This week’s €750 million (£626 million) bond issuance from SEGRO European Logistics Partnership (SELP), which is a joint venture partnership between UK REIT SEGRO plc and Canada’s Public Sector Pension Investment Board, was arranged in a matter of days in order seize a “window of opportunity” in the European capital markets, the firm told Real Estate Capital.
BNP Paribas, Bank of China, NatWest Markets and Santander advising SELP on its debt issuance strategy alerted the company on Monday that there was sufficient appetite from investors for the senior unsecured five-year green bonds for SELP, the investor in big box warehouses across European markets.
SELP launched the issue this Tuesday in order to refinance €500 million of non-green bonds on SELP’s balance sheet that are due to expire in October next year.
The senior unsecured five-year green bonds for SELP – which invests in big box warehouses in European markets and has a €7.6 billion portfolio – came from an order book that totalled approximately €2.5 billion.
Harry Stokes, who is commercial finance director at SEGRO, which acts as venture adviser to SELP, said: “The banks were obviously aware that we were looking to refinance the 2023 bonds, so kept an eye on the market for us. We knew this week would be a potential opportunity given that SELP were due to publish a half-year update on 28 July, so it was just whether there was a supportive market, which there was, so we decided to launch, after a day of talking to potential investors, updating them on SELP’s performance during the first half and on the outlook for the business.”

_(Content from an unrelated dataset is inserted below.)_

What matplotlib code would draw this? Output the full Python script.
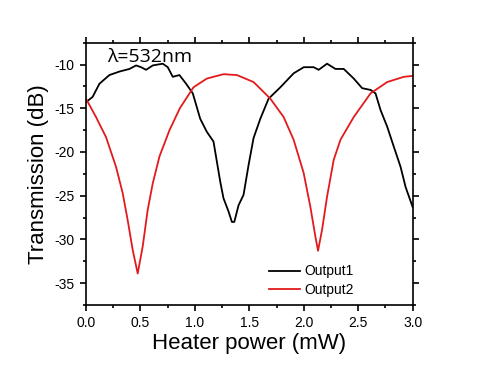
import matplotlib
matplotlib.use('Agg')
from matplotlib import pyplot as plt
from matplotlib.ticker import MultipleLocator

plt.rcParams['font.family'] = ['Liberation Sans', 'DejaVu Sans']
plt.rcParams['axes.unicode_minus'] = False

# Output1 (black)
x1 = [0, 0.061, 0.123, 0.215, 0.307, 0.399, 0.46, 0.506, 0.552, 0.613,
      0.705, 0.751, 0.797, 0.858, 0.92, 0.981, 1.049, 1.11, 1.171, 1.202,
      1.233, 1.263, 1.309, 1.34, 1.362, 1.401, 1.447, 1.493, 1.539, 1.601,
      1.677, 1.785, 1.907, 2.0, 2.091, 2.137, 2.214, 2.291, 2.367, 2.459,
      2.536, 2.613, 2.659, 2.705, 2.766, 2.827, 2.889, 2.935, 3.0]
y1 = [-14.3, -13.7, -12.2, -11.2, -10.8, -10.5, -10.1, -10.3, -10.6, -10.1,
      -9.9, -10.3, -11.4, -11.2, -12.2, -13.3, -16.2, -17.7, -18.8, -21.1,
      -23.4, -25.3, -26.8, -28.0, -28.0, -26.1, -24.9, -21.5, -18.4, -16.2,
      -13.9, -12.6, -11.0, -10.3, -10.3, -10.6, -9.9, -10.5, -10.5, -11.6,
      -12.7, -12.9, -13.3, -15.2, -17.1, -19.4, -21.7, -24.0, -26.3]

# Output2 (red)
x2 = [0, 0.092, 0.184, 0.276, 0.337, 0.383, 0.429, 0.475, 0.521, 0.567,
      0.613, 0.675, 0.767, 0.862, 0.987, 1.11, 1.263, 1.386, 1.539, 1.693,
      1.815, 1.907, 1.999, 2.061, 2.107, 2.131, 2.168, 2.214, 2.275, 2.337,
      2.459, 2.613, 2.766, 2.919, 3.0]
y2 = [-13.9, -16.0, -18.3, -21.7, -24.7, -27.8, -31.2, -33.9, -30.8, -26.6,
      -23.6, -20.5, -17.5, -15.0, -12.6, -11.6, -11.1, -11.2, -12.0, -13.9,
      -16.0, -18.6, -22.4, -26.3, -29.7, -31.3, -28.9, -25.1, -20.9, -18.6,
      -16.0, -13.3, -12.0, -11.4, -11.3]

fig = plt.figure(figsize=(4.79, 3.66), dpi=100)
ax = fig.add_axes([0.1795, 0.1667, 0.682, 0.7166])

ax.plot(x1, y1, color='black', lw=1.3, label='Output1')
ax.plot(x2, y2, color='#e31a1c', lw=1.3, label='Output2')

ax.set_xlim(0, 3)
ax.set_ylim(-37.5, -7.5)
ax.xaxis.set_major_locator(MultipleLocator(0.5))
ax.xaxis.set_minor_locator(MultipleLocator(0.25))
ax.yaxis.set_major_locator(MultipleLocator(5))
ax.yaxis.set_minor_locator(MultipleLocator(2.5))
ax.xaxis.set_major_formatter(lambda v, p: '%.1f' % v)

for s in ax.spines.values():
    s.set_linewidth(1.2)
ax.tick_params(which='both', direction='out', top=True, right=True,
               labelsize=10, width=1.2)
ax.tick_params(which='major', length=4.5)
ax.tick_params(which='minor', length=2.5)

ax.set_xlabel('Heater power (mW)', fontsize=16, labelpad=2)
ax.set_ylabel('Transmission (dB)', fontsize=16, labelpad=4)

ax.text(0.19, -9.7, 'λ=532nm', fontsize=14, family=['Open Sans', 'DejaVu Sans'],
        va='baseline')

ax.legend(loc='lower right', bbox_to_anchor=(0.845, 0.0), frameon=False,
          fontsize=10, handlelength=2.2, labelspacing=0.3, borderaxespad=0.2,
          handletextpad=0.3)

fig.savefig('out.png', dpi=100)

Stokes said the demand for the notes was “good”, adding that while looking at ways to refinance the bonds ahead of time regardless of market conditions is integral to “good capital management”, it has seized a “window of opportunity” to issue the bonds this week.
The bonds were priced at 245 basis points above euro mid-swaps, equating to an annual coupon of 3.75 percent.
Last May, SELP priced an eight-year, €500 million senior unsecured green bond issue at 90 basis points above euro mid-swaps, with an annual coupon of 0.875 percent.
“The markets have not been easy,” said Stokes. “There have been very few European bond deals in the market as the situation has been volatile because of the Ukraine crisis and rising inflation. We didn’t need the money urgently, but now investors are more comfortable that there is a plan for the bonds which are due to mature in 2023.”
Year-to-date green bond issuance in Europe is €12.04 billion compared with €29.40 billion in 2021, according to data compiled by Bloomberg and Scope Ratings.
Stokes added: “It is a very tough market out there. But the banks are experts on this and talk to investors the whole time. Our story is strong. Logistics is a popular sector and it wasn’t our first bond, which means investors know the company. We were hoping for good demand and we were pleased with level of support.”
The issuance was the first from SELP’s recently established European Medium-Term Note programme, a standing prospectus which allows the company to be agile in issuing new debt.
The capital will also be used to finance and refinancing what SELP’s Green Finance Framework calls “eligible green projects”, as well as providing funding for general corporate purposes. Stokes said that it was difficult to tell if the demand related to the green element of the bond, but added: “Investors are increasingly expecting companies to issue bonds that are green and that is what they should be expecting. There is an expectation now that a bond will be green and if it isn’t questions will be asked.”